Skateboarding ’s appeal typically starts with disbelief. Strangers love to stop skaters on the street to interrogate the ollie. How does the board stay attached to your feet like that? You sure there aren’t magnets in there somewhere? Thirty-year-old pro skater Jimmy Wilkins gets that kind of reaction from skateboarding legend Tony Hawk.

“He’s unlocked some ancient secret of how to do ollies,” Hawk says. “Before Jimmy came along, the highest you would see anyone do a frontside or backside ollie was maybe five or six feet if you’re lucky, and he’s consistently going eight or nine. Jimmy figured out this way of scooping his board and keeping it on his feet.

It’s refreshing, but it’s also confounding because ...
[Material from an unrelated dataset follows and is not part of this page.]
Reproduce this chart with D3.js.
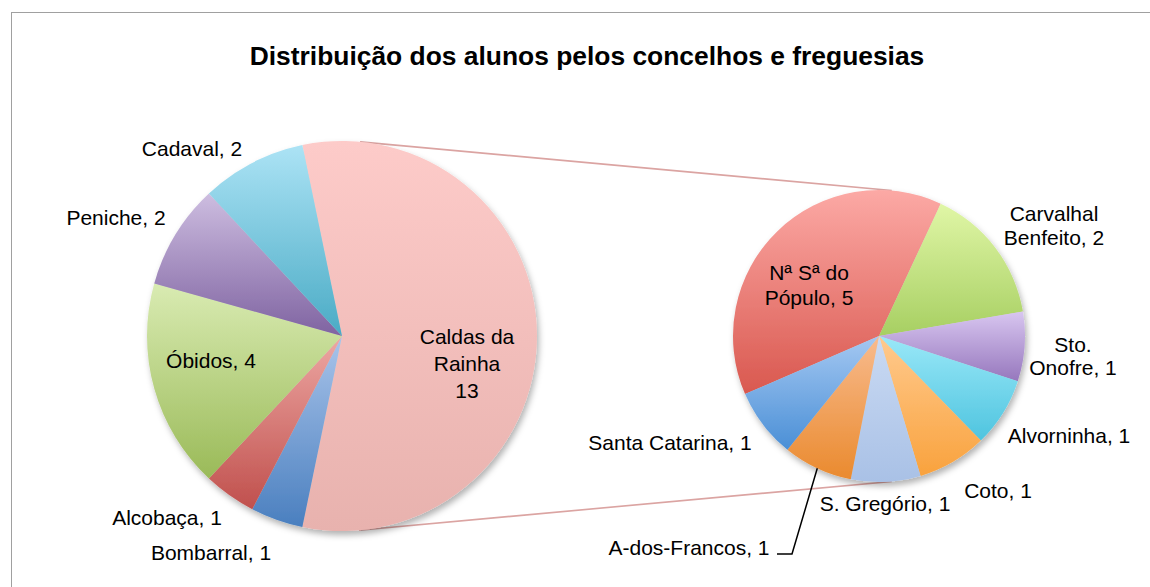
<!DOCTYPE html>
<html>
<head>
<meta charset="utf-8">
<script src="https://cdn.jsdelivr.net/npm/d3@7"></script>
<style>
  html, body { margin: 0; padding: 0; background: #fff; }
  svg { display: block; font-family: "Liberation Sans", Arial, Helvetica, sans-serif; }
</style>
</head>
<body>
<svg id="chart" width="1150" height="587"></svg>
<script>
// ---------- DATA ----------
const title = "Distribuição dos alunos pelos concelhos e freguesias";

const mainCategories = ["Caldas da Rainha", "Bombarral", "Alcobaça", "Óbidos", "Peniche", "Cadaval"];
const mainValues     = [13, 1, 1, 4, 2, 2];
const mainLabels     = [["Caldas da", "Rainha", "13"], ["Bombarral, 1"], ["Alcobaça, 1"], ["Óbidos, 4"], ["Peniche, 2"], ["Cadaval, 2"]];

const subCategories = ["Nª Sª do Pópulo", "Carvalhal Benfeito", "Sto. Onofre", "Alvorninha", "Coto", "S. Gregório", "A-dos-Francos", "Santa Catarina"];
const subValues     = [5, 2, 1, 1, 1, 1, 1, 1];
const subLabels     = [["Nª Sª do", "Pópulo, 5"], ["Carvalhal", "Benfeito, 2"], ["Sto.", "Onofre, 1"], ["Alvorninha, 1"], ["Coto, 1"], ["S. Gregório, 1"], ["A-dos-Francos, 1"], ["Santa Catarina, 1"]];

// ---------- STYLE / LAYOUT ----------
const mainColors = [["#fdcbc9", "#e8b2ae"], ["#a9c4ea", "#4a7fbf"], ["#eda7a3", "#c0504d"], ["#d9ebb2", "#9aba58"], ["#cdbde0", "#7f63a1"], ["#ace3f5", "#4aabc5"]];
const subColors  = [["#fca9a5", "#d9584f"], ["#e0f6a6", "#a7cf62"], ["#d8c6f0", "#9677bd"], ["#9ae8f8", "#4ec4df"], ["#ffca8e", "#f9a23d"], ["#cadaf3", "#a9c1e6"], ["#f8bb8e", "#ea8a2e"], ["#a5c8f2", "#4a8fd6"]];

const mainPie = { cx: 342, cy: 336, r: 195, startDeg: -11.74 };
const subPie  = { cx: 879, cy: 336, r: 146, startDeg: -113.46 };

// label offsets relative to pie centre [dx, dy, anchor, lineHeight]
const mainLabelPos = [[125, 27, "middle", 27], [-131, 216, "middle", 25], [-175, 181, "middle", 25], [-131, 24, "middle", 25], [-226, -119, "middle", 25], [-150, -188, "middle", 25]];
const subLabelPos  = [[-70, -51, "middle", 25], [175, -111, "middle", 24], [194, 20, "middle", 23], [190, 99, "middle", 25], [119, 154, "middle", 25], [6, 167, "middle", 25], [-190, 211, "middle", 25], [-209, 106, "middle", 25]];

const svg = d3.select("#chart");
const defs = svg.append("defs");

// drop shadow
const f = defs.append("filter").attr("id", "shadow").attr("x", "-10%").attr("y", "-10%").attr("width", "125%").attr("height", "125%");
f.append("feDropShadow").attr("dx", 2).attr("dy", 4).attr("stdDeviation", 3).attr("flood-color", "#000").attr("flood-opacity", 0.3);

function grad(id, c) {
  const g = defs.append("linearGradient").attr("id", id).attr("x1", 0).attr("y1", 0).attr("x2", 0).attr("y2", 1);
  g.append("stop").attr("offset", "0%").attr("stop-color", c[0]);
  g.append("stop").attr("offset", "100%").attr("stop-color", c[1]);
}
mainColors.forEach((c, i) => grad("gm" + i, c));
subColors.forEach((c, i) => grad("gs" + i, c));

// frame
svg.append("rect").attr("x", 11.5).attr("y", 12.5).attr("width", 1160).attr("height", 600)
  .attr("fill", "none").attr("stroke", "#a0a0a0").attr("stroke-width", 1);

// title
svg.append("text").attr("x", 587).attr("y", 65).attr("text-anchor", "middle")
  .attr("font-size", 26.4).attr("font-weight", "bold").attr("fill", "#000").text(title);

const rad = d => d * Math.PI / 180;
function pt(p, deg, r) { return [p.cx + r * Math.sin(rad(deg)), p.cy - r * Math.cos(rad(deg))]; }

// connector lines
const connectors = [[5.3, 5], [175, 175]];
connectors.forEach(([a1, a2]) => {
  const p1 = pt(mainPie, a1, mainPie.r), p2 = pt(subPie, a2, subPie.r);
  svg.append("line").attr("x1", p1[0]).attr("y1", p1[1]).attr("x2", p2[0]).attr("y2", p2[1])
    .attr("stroke", "#dba4a2").attr("stroke-width", 1.6);
});

function drawPie(p, values, labels, prefix, labelPos) {
  const pie = d3.pie().sort(null).value(d => d)
    .startAngle(rad(p.startDeg)).endAngle(rad(p.startDeg) + 2 * Math.PI);
  const arcs = pie(values);
  const arc = d3.arc().innerRadius(0).outerRadius(p.r);
  const g = svg.append("g").attr("transform", `translate(${p.cx},${p.cy})`);
  const sg = g.append("g").attr("filter", "url(#shadow)");
  sg.selectAll("path").data(arcs).enter().append("path")
    .attr("d", arc).attr("fill", (d, i) => `url(#${prefix}${i})`);
  // labels
  arcs.forEach((a, i) => {
    const lp = labelPos[i];
    const lines = labels[i];
    const lh = lp[3];
    const t = g.append("text").attr("text-anchor", lp[2]).attr("font-size", 21).attr("fill", "#000");
    lines.forEach((ln, k) => {
      t.append("tspan").attr("x", lp[0]).attr("y", lp[1] + (k - (lines.length - 1) / 2) * lh + 7.5).text(ln);
    });
  });
  return arcs;
}

drawPie(mainPie, mainValues, mainLabels, "gm", mainLabelPos);
const subArcs = drawPie(subPie, subValues, subLabels, "gs", subLabelPos);

// leader line for A-dos-Francos
const af = subArcs[6];
const midDeg = ((af.startAngle + af.endAngle) / 2) * 180 / Math.PI;
const tip = pt(subPie, midDeg, subPie.r);
const elbow = [subPie.cx - 87, subPie.cy + 218];
svg.append("polyline")
  .attr("points", [[subPie.cx - 102, elbow[1]], elbow, tip].map(d => d.join(",")).join(" "))
  .attr("fill", "none").attr("stroke", "#000").attr("stroke-width", 1.5);
</script>
</body>
</html>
how?” Watching him navigate the 13-and-a-half-foot tall, 72-foot-wide vert ramp that takes up most of the square footage inside Hawk’s unmarked stucco office tucked away in a nondescript business park in Vista, California, Wilkins melts the senses. Skateboarding is most notably a visual medium. That alchemy that keeps the board tethered to the feet, the balance, the air, the speed, style, fashion, danger, and the seemingly impossible intersection of them all.

But up close, and most importantly, under your feet, the allure is equally sonic. Skating is loud on purpose. On a vert ramp — massive U-shaped half-pipes with walls that go fully vertical at the top — the beautifully spastic soundtrack of endless onomatopoeia eases into a calming trance.